SET EXERCISE: Each entry below must be repeated exactly, with pictures left out.

TASK INPUT:
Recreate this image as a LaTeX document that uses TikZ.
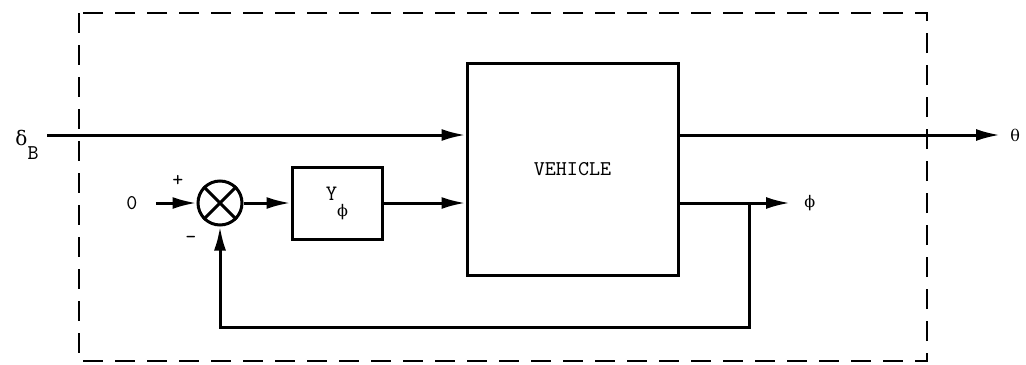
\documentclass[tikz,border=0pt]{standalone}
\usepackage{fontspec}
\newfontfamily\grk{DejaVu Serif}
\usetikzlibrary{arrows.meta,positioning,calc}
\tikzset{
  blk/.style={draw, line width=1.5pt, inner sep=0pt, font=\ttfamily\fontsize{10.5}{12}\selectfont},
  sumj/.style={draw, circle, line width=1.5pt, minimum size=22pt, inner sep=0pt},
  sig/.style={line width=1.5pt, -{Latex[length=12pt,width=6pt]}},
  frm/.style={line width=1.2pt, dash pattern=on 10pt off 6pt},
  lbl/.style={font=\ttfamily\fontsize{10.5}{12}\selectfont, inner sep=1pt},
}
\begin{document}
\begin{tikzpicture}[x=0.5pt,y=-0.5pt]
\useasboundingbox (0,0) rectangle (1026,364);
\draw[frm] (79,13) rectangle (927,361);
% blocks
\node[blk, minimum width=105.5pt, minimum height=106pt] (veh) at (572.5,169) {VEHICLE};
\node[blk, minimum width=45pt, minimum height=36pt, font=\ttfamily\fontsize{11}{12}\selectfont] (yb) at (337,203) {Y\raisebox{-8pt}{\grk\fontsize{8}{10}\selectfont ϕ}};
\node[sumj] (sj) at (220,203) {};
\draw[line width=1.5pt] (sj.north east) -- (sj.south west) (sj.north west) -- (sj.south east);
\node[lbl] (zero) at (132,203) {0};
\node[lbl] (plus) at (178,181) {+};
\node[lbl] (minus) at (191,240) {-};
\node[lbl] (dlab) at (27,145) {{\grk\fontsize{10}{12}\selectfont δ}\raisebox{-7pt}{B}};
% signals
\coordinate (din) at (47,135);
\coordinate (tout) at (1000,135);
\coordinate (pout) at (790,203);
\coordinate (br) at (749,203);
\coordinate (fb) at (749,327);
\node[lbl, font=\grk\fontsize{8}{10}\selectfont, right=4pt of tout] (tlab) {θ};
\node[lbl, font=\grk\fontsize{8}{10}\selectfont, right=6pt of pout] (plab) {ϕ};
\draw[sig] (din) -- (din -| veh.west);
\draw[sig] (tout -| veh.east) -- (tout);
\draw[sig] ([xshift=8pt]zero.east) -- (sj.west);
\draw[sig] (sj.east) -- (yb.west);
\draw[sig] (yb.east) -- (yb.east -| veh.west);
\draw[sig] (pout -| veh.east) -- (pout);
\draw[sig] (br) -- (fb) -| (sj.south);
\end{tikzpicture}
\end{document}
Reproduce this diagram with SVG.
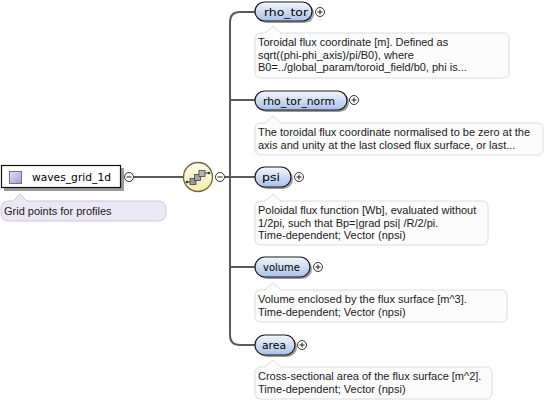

TASK RESULT:
Recreate this image as a LaTeX document that uses TikZ.
\documentclass[tikz,border=0pt]{standalone}
\usepackage{fontspec}
\newfontfamily\grk{DejaVu Serif}
\usetikzlibrary{arrows.meta,positioning,calc}
\tikzset{
  blk/.style={draw, line width=1.5pt, inner sep=0pt, font=\ttfamily\fontsize{10.5}{12}\selectfont},
  sumj/.style={draw, circle, line width=1.5pt, minimum size=22pt, inner sep=0pt},
  sig/.style={line width=1.5pt, -{Latex[length=12pt,width=6pt]}},
  frm/.style={line width=1.2pt, dash pattern=on 10pt off 6pt},
  lbl/.style={font=\ttfamily\fontsize{10.5}{12}\selectfont, inner sep=1pt},
}
\begin{document}
\begin{tikzpicture}[x=0.5pt,y=-0.5pt]
\useasboundingbox (0,0) rectangle (1026,364);
\draw[frm] (79,13) rectangle (927,361);
% blocks
\node[blk, minimum width=105.5pt, minimum height=106pt] (veh) at (572.5,169) {VEHICLE};
\node[blk, minimum width=45pt, minimum height=36pt, font=\ttfamily\fontsize{11}{12}\selectfont] (yb) at (337,203) {Y\raisebox{-8pt}{\grk\fontsize{8}{10}\selectfont ϕ}};
\node[sumj] (sj) at (220,203) {};
\draw[line width=1.5pt] (sj.north east) -- (sj.south west) (sj.north west) -- (sj.south east);
\node[lbl] (zero) at (132,203) {0};
\node[lbl] (plus) at (178,181) {+};
\node[lbl] (minus) at (191,240) {-};
\node[lbl] (dlab) at (27,145) {{\grk\fontsize{10}{12}\selectfont δ}\raisebox{-7pt}{B}};
% signals
\coordinate (din) at (47,135);
\coordinate (tout) at (1000,135);
\coordinate (pout) at (790,203);
\coordinate (br) at (749,203);
\coordinate (fb) at (749,327);
\node[lbl, font=\grk\fontsize{8}{10}\selectfont, right=4pt of tout] (tlab) {θ};
\node[lbl, font=\grk\fontsize{8}{10}\selectfont, right=6pt of pout] (plab) {ϕ};
\draw[sig] (din) -- (din -| veh.west);
\draw[sig] (tout -| veh.east) -- (tout);
\draw[sig] ([xshift=8pt]zero.east) -- (sj.west);
\draw[sig] (sj.east) -- (yb.west);
\draw[sig] (yb.east) -- (yb.east -| veh.west);
\draw[sig] (pout -| veh.east) -- (pout);
\draw[sig] (br) -- (fb) -| (sj.south);
\end{tikzpicture}
\end{document}
Reproduce this diagram with SVG.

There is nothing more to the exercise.